OBS provides much more in comparison with Anycam but ultimately if we can't get OBS to work uninterupted, we won't have a choice but to uninstall OBS.
 

konsolenritter

Active Member
I understand your astonishing.

Don't know what anycam.io does exactly. My assumption (may be wrong on this) is, that anycam.io just "tunnels thru", i.e. gets the encoded stream from the ptz camera and even doesn't transcode or re-encodes it. If that's the case, then almost no computational demand stresses the laptop.

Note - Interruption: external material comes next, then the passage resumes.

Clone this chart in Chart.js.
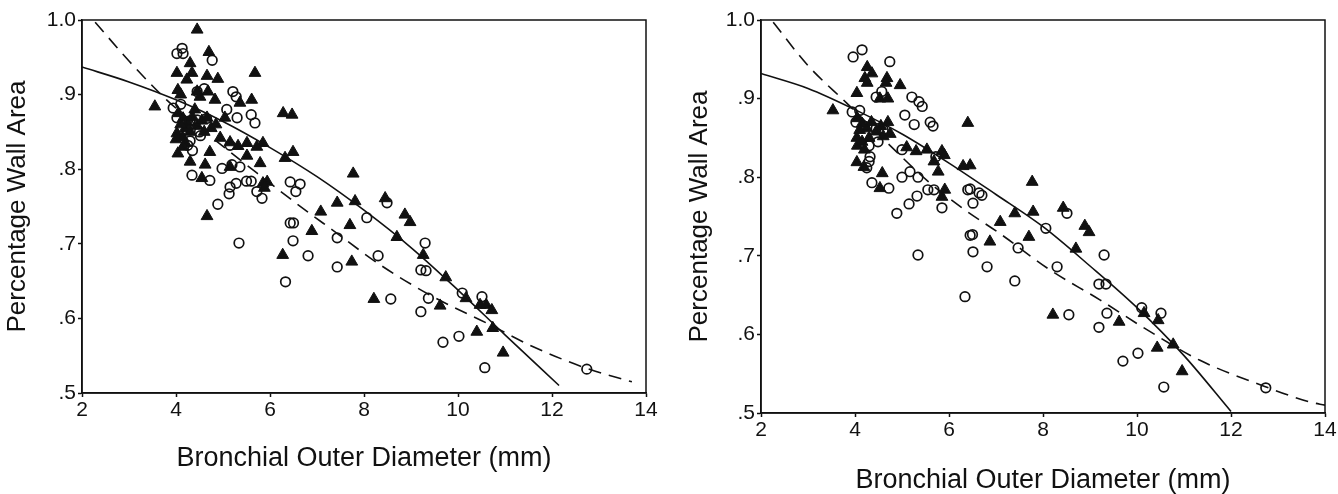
<!DOCTYPE html>
<html>
<head>
<meta charset="utf-8">
<script src="https://cdn.jsdelivr.net/npm/chart.js@4.4.1/dist/chart.umd.min.js"></script>
<style>
  body { margin: 0; background: #fff; }
  .wrap { position: relative; width: 1338px; height: 494px; }
  canvas { position: absolute; top: 0; }
  #left { left: 0; }
  #right { left: 670px; }
</style>
</head>
<body>
<div class="wrap">
  <canvas id="left" width="670" height="494"></canvas>
  <canvas id="right" width="668" height="494"></canvas>
</div>
<script>
// axis ticks
const xTicks = [2, 4, 6, 8, 10, 12, 14];
const yTicks = [0.5, 0.6, 0.7, 0.8, 0.9, 1.0];
const yTickLabels = ['.5', '.6', '.7', '.8', '.9', '1.0'];
const xTitle = 'Bronchial Outer Diameter (mm)';
const yTitle = 'Percentage Wall Area';

// left panel: [diameter, wall area]
const leftTriangles = [
  [4.45,0.987],[4.70,0.957],[4.30,0.942],[4.02,0.929],[4.34,0.929],[4.66,0.925],[4.89,0.921],[4.23,0.920],
  [5.68,0.929],[4.04,0.906],[4.10,0.900],[4.45,0.904],[4.68,0.904],[4.51,0.897],[4.83,0.893],[3.55,0.884],
  [5.61,0.893],[5.36,0.889],[6.28,0.875],[6.47,0.873],[4.66,0.869],[5.04,0.869],[4.02,0.848],[4.14,0.843],
  [4.94,0.842],[5.15,0.836],[5.51,0.835],[5.85,0.835],[5.32,0.831],[5.72,0.830],[4.04,0.821],[4.72,0.823],
  [6.49,0.823],[6.32,0.815],[4.30,0.810],[5.51,0.818],[5.79,0.808],[4.62,0.806],[5.94,0.783],[4.55,0.788],
  [5.15,0.803],[4.05,0.875],[4.15,0.868],[4.25,0.862],[4.35,0.870],[4.45,0.858],[4.55,0.865],[4.75,0.855],
  [4.20,0.855],[4.10,0.860],[4.30,0.850],[4.60,0.850],[4.00,0.840],[4.20,0.835],[4.40,0.880],[4.85,0.860],
  [4.15,0.830],[5.85,0.781],[5.88,0.775],[4.66,0.737],[6.27,0.685],[6.89,0.717],[7.08,0.743],[7.43,0.755],
  [7.77,0.794],[7.81,0.757],[7.70,0.725],[7.74,0.676],[8.45,0.761],[8.87,0.739],[8.98,0.729],[8.70,0.709],
  [8.21,0.626],[9.26,0.685],[9.74,0.655],[9.62,0.617],[10.17,0.627],[10.47,0.618],[10.60,0.618],[10.72,0.611],
  [10.40,0.582],[10.74,0.587],[10.96,0.554]
];
const leftCircles = [
  [4.13,0.962],[4.15,0.955],[4.02,0.955],[4.77,0.946],[4.45,0.904],[4.60,0.908],[5.21,0.904],[5.28,0.897],
  [3.94,0.882],[4.10,0.887],[5.08,0.880],[5.30,0.869],[5.60,0.873],[5.68,0.862],[4.02,0.869],[4.30,0.865],
  [4.45,0.866],[4.65,0.868],[4.50,0.850],[4.52,0.845],[4.30,0.838],[4.35,0.825],[4.25,0.832],[5.15,0.832],
  [4.98,0.801],[5.19,0.806],[5.36,0.803],[4.34,0.792],[4.72,0.785],[5.15,0.776],[5.28,0.781],[5.50,0.784],
  [5.60,0.784],[5.72,0.770],[6.43,0.783],[6.64,0.780],[6.55,0.770],[4.89,0.753],[5.13,0.767],[5.83,0.761],
  [5.34,0.701],[6.43,0.728],[6.50,0.728],[6.49,0.704],[6.33,0.649],[6.81,0.684],[7.43,0.708],[7.43,0.669],
  [8.06,0.735],[8.49,0.755],[8.30,0.684],[8.57,0.626],[9.30,0.701],[9.21,0.665],[9.32,0.664],[9.37,0.627],
  [9.21,0.609],[10.09,0.634],[10.51,0.629],[10.02,0.576],[9.68,0.568],[10.57,0.534],[12.74,0.532]
];
const leftSolidX = [2, 3, 4, 5, 6, 7, 8, 9, 10, 11, 12.15];
const leftSolidY = [0.937, 0.917, 0.893, 0.864, 0.829, 0.790, 0.745, 0.695, 0.638, 0.578, 0.510];
const leftDashX = [2.28, 3, 3.8, 4.5, 5.72, 6.5, 7.34, 8.34, 9.47, 10.6, 11.6, 12.74, 13.7];
const leftDashY = [0.997, 0.945, 0.893, 0.856, 0.795, 0.757, 0.718, 0.672, 0.629, 0.594, 0.562, 0.533, 0.515];

// right panel
const rightTriangles = [
  [4.26,0.940],[4.36,0.932],[4.21,0.926],[4.26,0.920],[4.68,0.926],[4.66,0.920],[4.96,0.917],[4.04,0.907],
  [4.53,0.900],[4.70,0.900],[3.53,0.885],[6.40,0.869],[4.04,0.850],[5.10,0.838],[5.30,0.833],[5.53,0.835],
  [5.85,0.833],[5.90,0.828],[5.68,0.820],[4.04,0.819],[4.19,0.813],[6.30,0.814],[6.45,0.815],[4.58,0.805],
  [5.77,0.807],[4.53,0.786],[5.91,0.784],[5.85,0.775],[4.05,0.875],[4.15,0.868],[4.25,0.862],[4.35,0.870],
  [4.45,0.858],[4.55,0.865],[4.70,0.870],[4.75,0.855],[4.10,0.860],[4.30,0.850],[4.60,0.852],[4.05,0.840],
  [4.20,0.835],[4.15,0.845],[6.87,0.718],[7.09,0.743],[7.40,0.754],[7.77,0.794],[7.79,0.756],[7.70,0.724],
  [8.43,0.761],[8.89,0.738],[8.98,0.730],[8.70,0.709],[8.21,0.625],[9.62,0.616],[10.15,0.627],[10.45,0.618],
  [10.43,0.583],[10.77,0.587],[10.96,0.553]
];
const rightCircles = [
  [3.96,0.953],[4.15,0.962],[4.74,0.947],[4.57,0.909],[4.45,0.902],[5.21,0.902],[5.36,0.896],[5.43,0.890],
  [3.94,0.883],[4.10,0.885],[5.06,0.879],[5.26,0.867],[5.60,0.870],[5.66,0.865],[4.49,0.845],[5.00,0.835],
  [5.72,0.826],[4.30,0.820],[4.25,0.812],[4.32,0.826],[5.00,0.800],[5.17,0.807],[5.34,0.800],[4.36,0.793],
  [4.72,0.786],[5.55,0.784],[5.68,0.784],[6.40,0.784],[6.64,0.780],[4.89,0.754],[5.15,0.766],[5.32,0.776],
  [5.85,0.761],[5.34,0.701],[6.45,0.785],[6.51,0.767],[6.70,0.777],[6.45,0.726],[6.50,0.727],[6.51,0.705],
  [6.34,0.648],[6.81,0.686],[7.47,0.710],[7.40,0.668],[8.51,0.754],[8.06,0.735],[8.30,0.686],[9.30,0.701],
  [9.19,0.664],[9.34,0.664],[8.55,0.625],[9.36,0.627],[9.19,0.609],[10.10,0.634],[10.51,0.627],[10.02,0.576],
  [9.70,0.566],[10.57,0.533],[12.74,0.532],[4.02,0.870],[4.20,0.865],[4.45,0.862],[4.60,0.860],[4.30,0.840]
];
const rightSolidX = [2, 3, 4, 5, 6, 7, 8, 9, 10, 11, 12];
const rightSolidY = [0.932, 0.913, 0.886, 0.855, 0.818, 0.778, 0.737, 0.687, 0.634, 0.573, 0.502];
const rightDashX = [2.26, 3, 3.83, 4.7, 5.53, 6.3, 7.09, 8.15, 9.21, 10.21, 11.34, 12.62, 13.68, 14];
const rightDashY = [0.997, 0.942, 0.894, 0.843, 0.796, 0.760, 0.728, 0.682, 0.644, 0.606, 0.567, 0.536, 0.514, 0.510];

const ink = '#111';
const font = 'Liberation Sans, Arial, Helvetica, sans-serif';

const frame = {
  id: 'frame',
  afterDraw(chart) {
    const { ctx, chartArea: a } = chart;
    ctx.save();
    ctx.strokeStyle = ink;
    ctx.lineWidth = 1.5;
    ctx.strokeRect(a.left, a.top, a.right - a.left, a.bottom - a.top);
    ctx.restore();
  }
};

const toPoints = (pairs) => pairs.map(([x, y]) => ({ x, y }));
const toLine = (xs, ys) => xs.map((x, i) => ({ x, y: ys[i] }));

function makeChart(id, tri, circ, solidX, solidY, dashX, dashY, box) {
  const ctx = document.getElementById(id).getContext('2d');
  return new Chart(ctx, {
    type: 'scatter',
    data: {
      datasets: [
        {
          data: toLine(solidX, solidY),
          showLine: true,
          borderColor: ink,
          borderWidth: 1.6,
          pointRadius: 0,
          cubicInterpolationMode: 'monotone',
          fill: false,
        },
        {
          data: toLine(dashX, dashY),
          showLine: true,
          borderColor: ink,
          borderWidth: 1.6,
          borderDash: [13, 8],
          pointRadius: 0,
          cubicInterpolationMode: 'monotone',
          fill: false,
        },
        {
          data: toPoints(circ),
          pointStyle: 'circle',
          pointRadius: 4.8,
          backgroundColor: 'rgba(0,0,0,0)',
          borderColor: ink,
          borderWidth: 1.7,
        },
        {
          data: toPoints(tri),
          pointStyle: 'triangle',
          pointRadius: 6.8,
          backgroundColor: ink,
          borderColor: ink,
          borderWidth: 1,
        },
      ]
    },
    options: {
      responsive: false,
      animation: false,
      devicePixelRatio: 1,
      layout: { padding: { top: box.top, right: box.right, left: 0, bottom: 0 } },
      plugins: {
        legend: { display: false },
        tooltip: { enabled: false },
      },
      scales: {
        x: {
          type: 'linear',
          min: xTicks[0],
          max: xTicks[xTicks.length - 1],
          afterBuildTicks: (s) => { s.ticks = xTicks.map(v => ({ value: v })); },
          afterFit: (s) => { s.height = box.xHeight; },
          border: { color: ink, width: 1.5 },
          grid: { drawOnChartArea: false, tickLength: 4, color: ink, tickWidth: 1.5 },
          ticks: { color: ink, padding: 1, font: { family: font, size: 21 } },
          title: {
            display: true, text: xTitle, color: ink,
            font: { family: font, size: 27, lineHeight: 1 },
            padding: { top: 0, bottom: box.xTitlePad },
          },
        },
        y: {
          type: 'linear',
          min: yTicks[0],
          max: yTicks[yTicks.length - 1],
          afterBuildTicks: (s) => { s.ticks = yTicks.map(v => ({ value: v })); },
          afterFit: (s) => { s.width = box.yWidth; },
          border: { color: ink, width: 1.5 },
          grid: { drawOnChartArea: false, tickLength: 4, color: ink, tickWidth: 1.5 },
          ticks: {
            color: ink, padding: 2, font: { family: font, size: 21 },
            callback: (v) => yTickLabels[Math.round((v - yTicks[0]) * 10)],
          },
          title: {
            display: true, text: yTitle, color: ink,
            font: { family: font, size: 26, lineHeight: 1 },
            padding: { top: box.yTitlePad, bottom: 0 },
          },
        },
      },
    },
    plugins: [frame],
  });
}

makeChart('left', leftTriangles, leftCircles, leftSolidX, leftSolidY, leftDashX, leftDashY,
  { top: 20, right: 24, xHeight: 101, yWidth: 82, xTitlePad: 22, yTitlePad: 5 });
makeChart('right', rightTriangles, rightCircles, rightSolidX, rightSolidY, rightDashX, rightDashY,
  { top: 20, right: 13, xHeight: 81, yWidth: 91, xTitlePad: 0, yTitlePad: 17 });
</script>
</body>
</html>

OBS in comparison takes all sources, decodes it (if not uncompressed already) and routes thru its own compositing/mixing stage. Then its final outcome will be encoded independent/fresh to the target formats for streaming and/or recording. Even in the cases:

- input and output resolution is the same,
- framerates are the same,
- no color-changing or filters applying.
 

TryHD

Member
anycam does not encode anything and is simply a player and a transcoder, even a raspberry pi would be able to do that. OBS on the other hand does decode the stream of your cam, enables you to have overlays, do transform and add effects and so on and encodes that at the end so you can send that to your desired streaming plattform. That are complete different usecases and with that have different requirements for hardware. If you are not willing to get the hardware required for your requirements there is nothing we can help you with.
 

Leroyvdw

New Member
anycam does not encode anything and is simply a player and a transcoder, even a raspberry pi would be able to do that. OBS on the other hand does decode the stream of your cam, enables you to have overlays, do transform and add effects and so on and encodes that at the end so you can send that to your desired streaming plattform. That are complete different usecases and with that have different requirements for hardware. If you are not willing to get the hardware required for your requirements there is nothing we can help you with.
Understand the comment but in order to justify the additional expense in purchasing new hardware just wanted to ensure this will 100% solve the issue i.e. what's the point in spending £2K on a new laptop and ending with the same result where footage is not usable?
 

Tomasz Góral

Active Member
IT is strange, you have 2. gen of I7 and now you want pay 2k for new.
Newest gen. in sell is 11. of I7.
Your picture show some problems with decode stream from PTZ.
2. gen. have qsv, hardware video encoder, install correct intel driver.